• Work required
Copy word for word the lines in the records below, starting at the line with "Generate a LaTeX" and ending at the line with "(d1) at (629,529);". Skip the pictures.

• Dataset extract

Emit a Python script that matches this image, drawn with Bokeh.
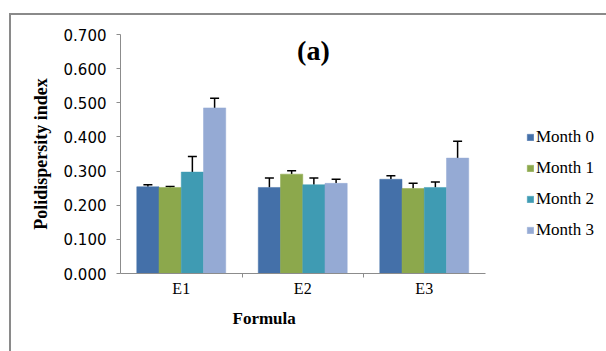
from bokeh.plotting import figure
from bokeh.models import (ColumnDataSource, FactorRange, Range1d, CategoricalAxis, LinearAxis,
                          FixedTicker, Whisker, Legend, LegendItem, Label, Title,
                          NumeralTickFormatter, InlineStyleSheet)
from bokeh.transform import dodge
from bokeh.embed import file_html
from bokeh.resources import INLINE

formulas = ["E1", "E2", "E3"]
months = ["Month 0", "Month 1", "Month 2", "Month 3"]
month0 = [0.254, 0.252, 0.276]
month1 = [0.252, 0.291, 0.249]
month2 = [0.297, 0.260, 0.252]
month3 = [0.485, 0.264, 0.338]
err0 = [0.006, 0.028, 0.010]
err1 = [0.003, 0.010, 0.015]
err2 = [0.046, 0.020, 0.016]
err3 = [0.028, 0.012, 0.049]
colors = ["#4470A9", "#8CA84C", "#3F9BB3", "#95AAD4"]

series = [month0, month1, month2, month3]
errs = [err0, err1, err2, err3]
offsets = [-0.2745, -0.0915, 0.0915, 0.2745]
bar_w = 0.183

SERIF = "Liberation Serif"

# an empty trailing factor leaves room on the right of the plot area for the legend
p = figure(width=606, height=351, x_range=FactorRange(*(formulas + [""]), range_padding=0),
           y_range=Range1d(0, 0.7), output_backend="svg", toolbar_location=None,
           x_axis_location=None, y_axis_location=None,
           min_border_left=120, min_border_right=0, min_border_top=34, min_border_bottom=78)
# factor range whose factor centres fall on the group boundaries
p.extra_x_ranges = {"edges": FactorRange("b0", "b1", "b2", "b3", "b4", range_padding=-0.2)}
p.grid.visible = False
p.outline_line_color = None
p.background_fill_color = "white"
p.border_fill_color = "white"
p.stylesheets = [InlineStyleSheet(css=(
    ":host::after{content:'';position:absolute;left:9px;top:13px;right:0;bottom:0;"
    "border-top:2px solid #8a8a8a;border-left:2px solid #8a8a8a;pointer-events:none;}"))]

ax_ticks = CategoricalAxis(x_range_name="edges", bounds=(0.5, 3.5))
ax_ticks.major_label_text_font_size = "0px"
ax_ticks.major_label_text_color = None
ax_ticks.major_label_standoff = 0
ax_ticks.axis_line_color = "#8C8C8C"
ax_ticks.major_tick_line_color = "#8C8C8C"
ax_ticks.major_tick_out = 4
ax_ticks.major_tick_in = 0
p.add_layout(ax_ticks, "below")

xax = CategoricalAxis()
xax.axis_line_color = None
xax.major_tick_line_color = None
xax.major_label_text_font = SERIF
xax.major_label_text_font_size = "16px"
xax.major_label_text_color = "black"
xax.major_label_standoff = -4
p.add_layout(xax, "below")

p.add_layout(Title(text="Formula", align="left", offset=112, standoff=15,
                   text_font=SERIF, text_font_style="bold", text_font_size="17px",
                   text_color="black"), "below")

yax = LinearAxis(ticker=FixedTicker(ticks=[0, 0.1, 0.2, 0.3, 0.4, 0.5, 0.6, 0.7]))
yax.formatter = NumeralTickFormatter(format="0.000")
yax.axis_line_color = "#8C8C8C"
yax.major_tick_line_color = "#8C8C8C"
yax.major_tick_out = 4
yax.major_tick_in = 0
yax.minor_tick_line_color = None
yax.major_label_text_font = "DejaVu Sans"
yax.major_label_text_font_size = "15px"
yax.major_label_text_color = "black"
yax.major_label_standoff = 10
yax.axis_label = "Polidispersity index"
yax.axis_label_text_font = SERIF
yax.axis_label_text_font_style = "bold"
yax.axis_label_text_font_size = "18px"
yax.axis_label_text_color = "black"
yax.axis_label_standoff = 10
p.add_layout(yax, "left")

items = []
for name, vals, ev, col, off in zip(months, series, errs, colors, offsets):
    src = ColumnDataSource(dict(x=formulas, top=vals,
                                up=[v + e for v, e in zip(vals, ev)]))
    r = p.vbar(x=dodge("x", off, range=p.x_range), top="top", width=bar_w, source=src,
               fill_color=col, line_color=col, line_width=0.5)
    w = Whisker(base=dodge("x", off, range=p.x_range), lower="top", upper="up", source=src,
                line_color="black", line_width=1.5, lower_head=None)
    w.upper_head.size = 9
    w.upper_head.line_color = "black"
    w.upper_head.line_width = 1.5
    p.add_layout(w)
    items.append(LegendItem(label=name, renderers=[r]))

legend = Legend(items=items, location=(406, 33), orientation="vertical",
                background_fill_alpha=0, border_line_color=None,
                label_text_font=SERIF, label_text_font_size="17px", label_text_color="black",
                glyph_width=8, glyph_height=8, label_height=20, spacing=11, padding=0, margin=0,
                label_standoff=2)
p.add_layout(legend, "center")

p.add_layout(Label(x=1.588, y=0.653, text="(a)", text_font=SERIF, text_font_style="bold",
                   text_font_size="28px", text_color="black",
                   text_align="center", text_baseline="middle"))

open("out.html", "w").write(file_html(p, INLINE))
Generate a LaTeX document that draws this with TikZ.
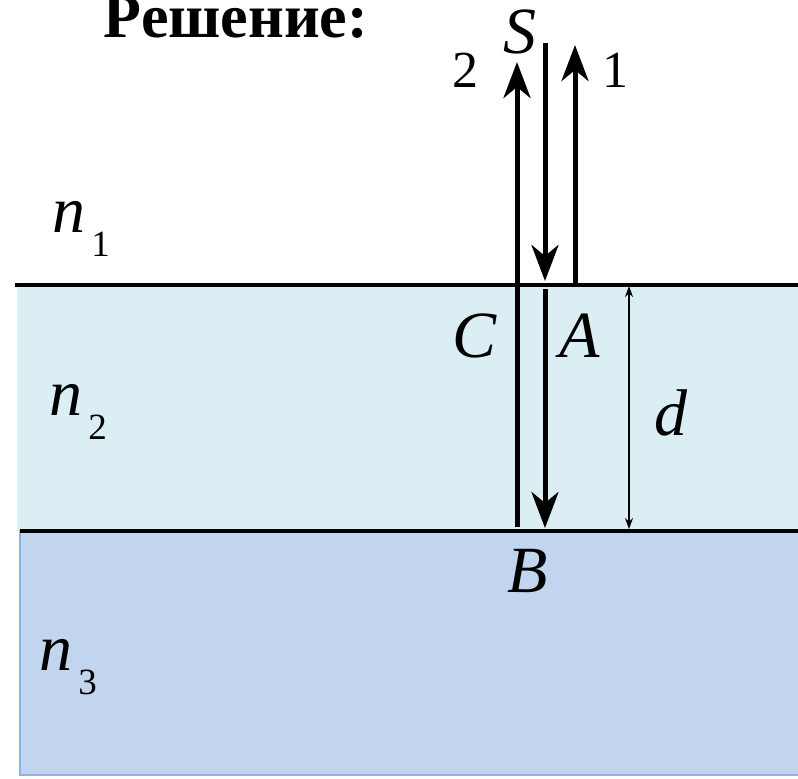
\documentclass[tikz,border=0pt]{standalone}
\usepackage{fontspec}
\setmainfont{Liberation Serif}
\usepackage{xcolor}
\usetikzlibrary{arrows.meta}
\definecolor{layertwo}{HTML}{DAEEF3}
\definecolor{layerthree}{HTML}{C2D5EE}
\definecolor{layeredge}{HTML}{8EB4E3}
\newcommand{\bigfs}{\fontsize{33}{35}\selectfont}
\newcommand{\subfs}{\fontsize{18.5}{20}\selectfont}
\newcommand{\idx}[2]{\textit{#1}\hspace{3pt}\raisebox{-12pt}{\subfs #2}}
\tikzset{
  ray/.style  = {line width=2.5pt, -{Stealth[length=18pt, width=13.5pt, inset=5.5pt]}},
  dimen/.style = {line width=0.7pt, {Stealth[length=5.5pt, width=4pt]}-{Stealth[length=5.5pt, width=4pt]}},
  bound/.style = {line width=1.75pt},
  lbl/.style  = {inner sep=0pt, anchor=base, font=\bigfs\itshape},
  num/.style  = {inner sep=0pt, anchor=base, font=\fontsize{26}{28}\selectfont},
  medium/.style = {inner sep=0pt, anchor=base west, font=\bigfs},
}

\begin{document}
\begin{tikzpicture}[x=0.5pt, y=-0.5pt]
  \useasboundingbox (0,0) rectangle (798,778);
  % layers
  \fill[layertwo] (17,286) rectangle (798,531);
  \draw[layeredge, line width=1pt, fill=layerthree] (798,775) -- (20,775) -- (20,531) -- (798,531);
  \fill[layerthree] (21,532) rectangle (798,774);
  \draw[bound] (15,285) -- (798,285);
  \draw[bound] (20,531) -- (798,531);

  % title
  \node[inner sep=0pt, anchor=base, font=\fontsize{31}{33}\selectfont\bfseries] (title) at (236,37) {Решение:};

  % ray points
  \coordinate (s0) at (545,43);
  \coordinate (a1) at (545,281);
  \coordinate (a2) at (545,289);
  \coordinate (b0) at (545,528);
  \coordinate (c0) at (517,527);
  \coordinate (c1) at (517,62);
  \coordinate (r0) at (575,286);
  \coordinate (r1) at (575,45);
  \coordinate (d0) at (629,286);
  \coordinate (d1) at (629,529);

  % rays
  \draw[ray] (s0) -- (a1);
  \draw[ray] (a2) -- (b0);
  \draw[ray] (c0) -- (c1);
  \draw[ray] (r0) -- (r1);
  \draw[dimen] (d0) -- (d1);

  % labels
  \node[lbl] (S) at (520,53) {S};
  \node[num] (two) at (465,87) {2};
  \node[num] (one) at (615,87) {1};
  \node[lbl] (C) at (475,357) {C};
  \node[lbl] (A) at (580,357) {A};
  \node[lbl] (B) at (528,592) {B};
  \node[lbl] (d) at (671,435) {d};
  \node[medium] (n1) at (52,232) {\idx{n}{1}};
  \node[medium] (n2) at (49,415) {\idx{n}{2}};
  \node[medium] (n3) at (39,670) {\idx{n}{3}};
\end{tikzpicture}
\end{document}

• Correct result
Generate a LaTeX document that draws this with TikZ.
\documentclass[tikz,border=0pt]{standalone}
\usepackage{fontspec}
\setmainfont{Liberation Serif}
\usepackage{xcolor}
\usetikzlibrary{arrows.meta}
\definecolor{layertwo}{HTML}{DAEEF3}
\definecolor{layerthree}{HTML}{C2D5EE}
\definecolor{layeredge}{HTML}{8EB4E3}
\newcommand{\bigfs}{\fontsize{33}{35}\selectfont}
\newcommand{\subfs}{\fontsize{18.5}{20}\selectfont}
\newcommand{\idx}[2]{\textit{#1}\hspace{3pt}\raisebox{-12pt}{\subfs #2}}
\tikzset{
  ray/.style  = {line width=2.5pt, -{Stealth[length=18pt, width=13.5pt, inset=5.5pt]}},
  dimen/.style = {line width=0.7pt, {Stealth[length=5.5pt, width=4pt]}-{Stealth[length=5.5pt, width=4pt]}},
  bound/.style = {line width=1.75pt},
  lbl/.style  = {inner sep=0pt, anchor=base, font=\bigfs\itshape},
  num/.style  = {inner sep=0pt, anchor=base, font=\fontsize{26}{28}\selectfont},
  medium/.style = {inner sep=0pt, anchor=base west, font=\bigfs},
}

\begin{document}
\begin{tikzpicture}[x=0.5pt, y=-0.5pt]
  \useasboundingbox (0,0) rectangle (798,778);
  % layers
  \fill[layertwo] (17,286) rectangle (798,531);
  \draw[layeredge, line width=1pt, fill=layerthree] (798,775) -- (20,775) -- (20,531) -- (798,531);
  \fill[layerthree] (21,532) rectangle (798,774);
  \draw[bound] (15,285) -- (798,285);
  \draw[bound] (20,531) -- (798,531);

  % title
  \node[inner sep=0pt, anchor=base, font=\fontsize{31}{33}\selectfont\bfseries] (title) at (236,37) {Решение:};

  % ray points
  \coordinate (s0) at (545,43);
  \coordinate (a1) at (545,281);
  \coordinate (a2) at (545,289);
  \coordinate (b0) at (545,528);
  \coordinate (c0) at (517,527);
  \coordinate (c1) at (517,62);
  \coordinate (r0) at (575,286);
  \coordinate (r1) at (575,45);
  \coordinate (d0) at (629,286);
  \coordinate (d1) at (629,529);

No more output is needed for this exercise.